### Objective
Quote the data exactly, first line to the line containing "ax = fig.add_axes([0.067, 0.212, 0.933, 0.753])", with no pictures.

◇ ◇ ◇ ◇ ◇

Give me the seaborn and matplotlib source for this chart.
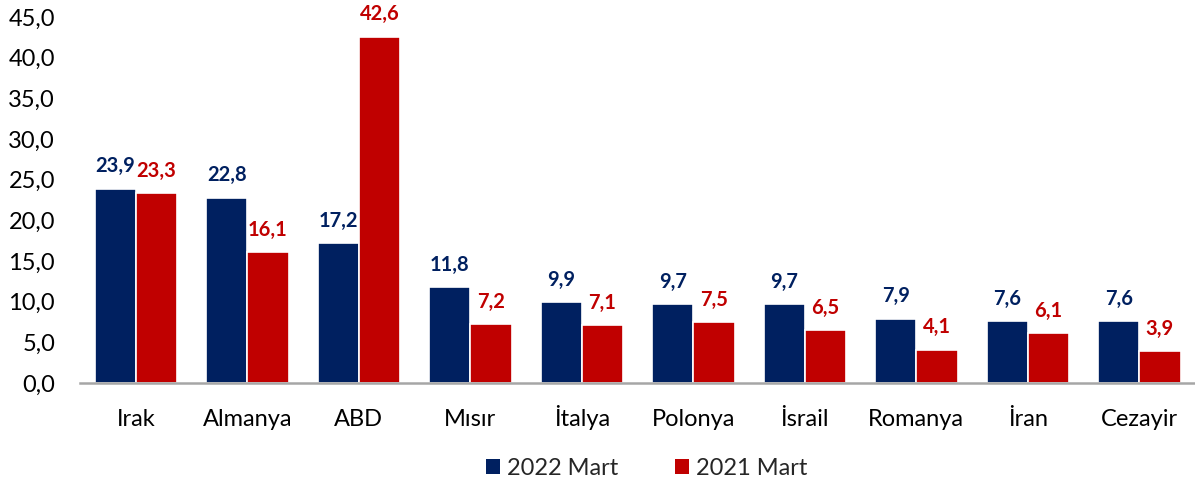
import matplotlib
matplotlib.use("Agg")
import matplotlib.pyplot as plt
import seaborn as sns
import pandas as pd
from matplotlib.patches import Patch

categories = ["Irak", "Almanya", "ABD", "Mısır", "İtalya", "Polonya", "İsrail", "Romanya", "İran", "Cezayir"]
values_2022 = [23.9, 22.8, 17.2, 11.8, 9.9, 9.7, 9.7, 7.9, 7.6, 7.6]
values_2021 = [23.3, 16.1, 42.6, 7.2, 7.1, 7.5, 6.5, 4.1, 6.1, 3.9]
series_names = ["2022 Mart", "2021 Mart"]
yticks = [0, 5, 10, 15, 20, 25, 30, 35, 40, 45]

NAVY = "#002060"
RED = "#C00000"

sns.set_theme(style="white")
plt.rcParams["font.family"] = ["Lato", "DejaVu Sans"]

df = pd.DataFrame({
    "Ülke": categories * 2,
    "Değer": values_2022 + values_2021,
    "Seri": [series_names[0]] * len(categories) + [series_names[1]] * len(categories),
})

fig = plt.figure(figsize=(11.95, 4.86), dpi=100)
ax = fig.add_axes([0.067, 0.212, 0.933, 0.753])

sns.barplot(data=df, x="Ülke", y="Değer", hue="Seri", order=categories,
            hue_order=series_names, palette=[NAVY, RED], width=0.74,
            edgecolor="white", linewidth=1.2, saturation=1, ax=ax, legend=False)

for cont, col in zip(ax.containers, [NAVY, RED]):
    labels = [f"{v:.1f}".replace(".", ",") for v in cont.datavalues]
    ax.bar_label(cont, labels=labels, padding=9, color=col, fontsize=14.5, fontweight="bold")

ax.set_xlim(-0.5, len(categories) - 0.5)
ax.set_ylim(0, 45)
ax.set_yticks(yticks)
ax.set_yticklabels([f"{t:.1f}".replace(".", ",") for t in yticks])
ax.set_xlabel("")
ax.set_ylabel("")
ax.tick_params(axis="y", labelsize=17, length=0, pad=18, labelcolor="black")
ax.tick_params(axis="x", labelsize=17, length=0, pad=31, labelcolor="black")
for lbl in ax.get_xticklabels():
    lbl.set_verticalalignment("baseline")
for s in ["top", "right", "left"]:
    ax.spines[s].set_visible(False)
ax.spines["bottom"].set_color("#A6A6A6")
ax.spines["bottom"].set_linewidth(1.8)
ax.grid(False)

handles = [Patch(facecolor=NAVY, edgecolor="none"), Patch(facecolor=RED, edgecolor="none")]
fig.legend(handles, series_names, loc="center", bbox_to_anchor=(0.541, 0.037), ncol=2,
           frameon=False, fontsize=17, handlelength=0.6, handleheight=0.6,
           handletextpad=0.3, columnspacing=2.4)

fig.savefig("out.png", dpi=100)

◇ ◇ ◇ ◇ ◇

### Response to the task
Give me the seaborn and matplotlib source for this chart.
import matplotlib
matplotlib.use("Agg")
import matplotlib.pyplot as plt
import seaborn as sns
import pandas as pd
from matplotlib.patches import Patch

categories = ["Irak", "Almanya", "ABD", "Mısır", "İtalya", "Polonya", "İsrail", "Romanya", "İran", "Cezayir"]
values_2022 = [23.9, 22.8, 17.2, 11.8, 9.9, 9.7, 9.7, 7.9, 7.6, 7.6]
values_2021 = [23.3, 16.1, 42.6, 7.2, 7.1, 7.5, 6.5, 4.1, 6.1, 3.9]
series_names = ["2022 Mart", "2021 Mart"]
yticks = [0, 5, 10, 15, 20, 25, 30, 35, 40, 45]

NAVY = "#002060"
RED = "#C00000"

sns.set_theme(style="white")
plt.rcParams["font.family"] = ["Lato", "DejaVu Sans"]

df = pd.DataFrame({
    "Ülke": categories * 2,
    "Değer": values_2022 + values_2021,
    "Seri": [series_names[0]] * len(categories) + [series_names[1]] * len(categories),
})

fig = plt.figure(figsize=(11.95, 4.86), dpi=100)
ax = fig.add_axes([0.067, 0.212, 0.933, 0.753])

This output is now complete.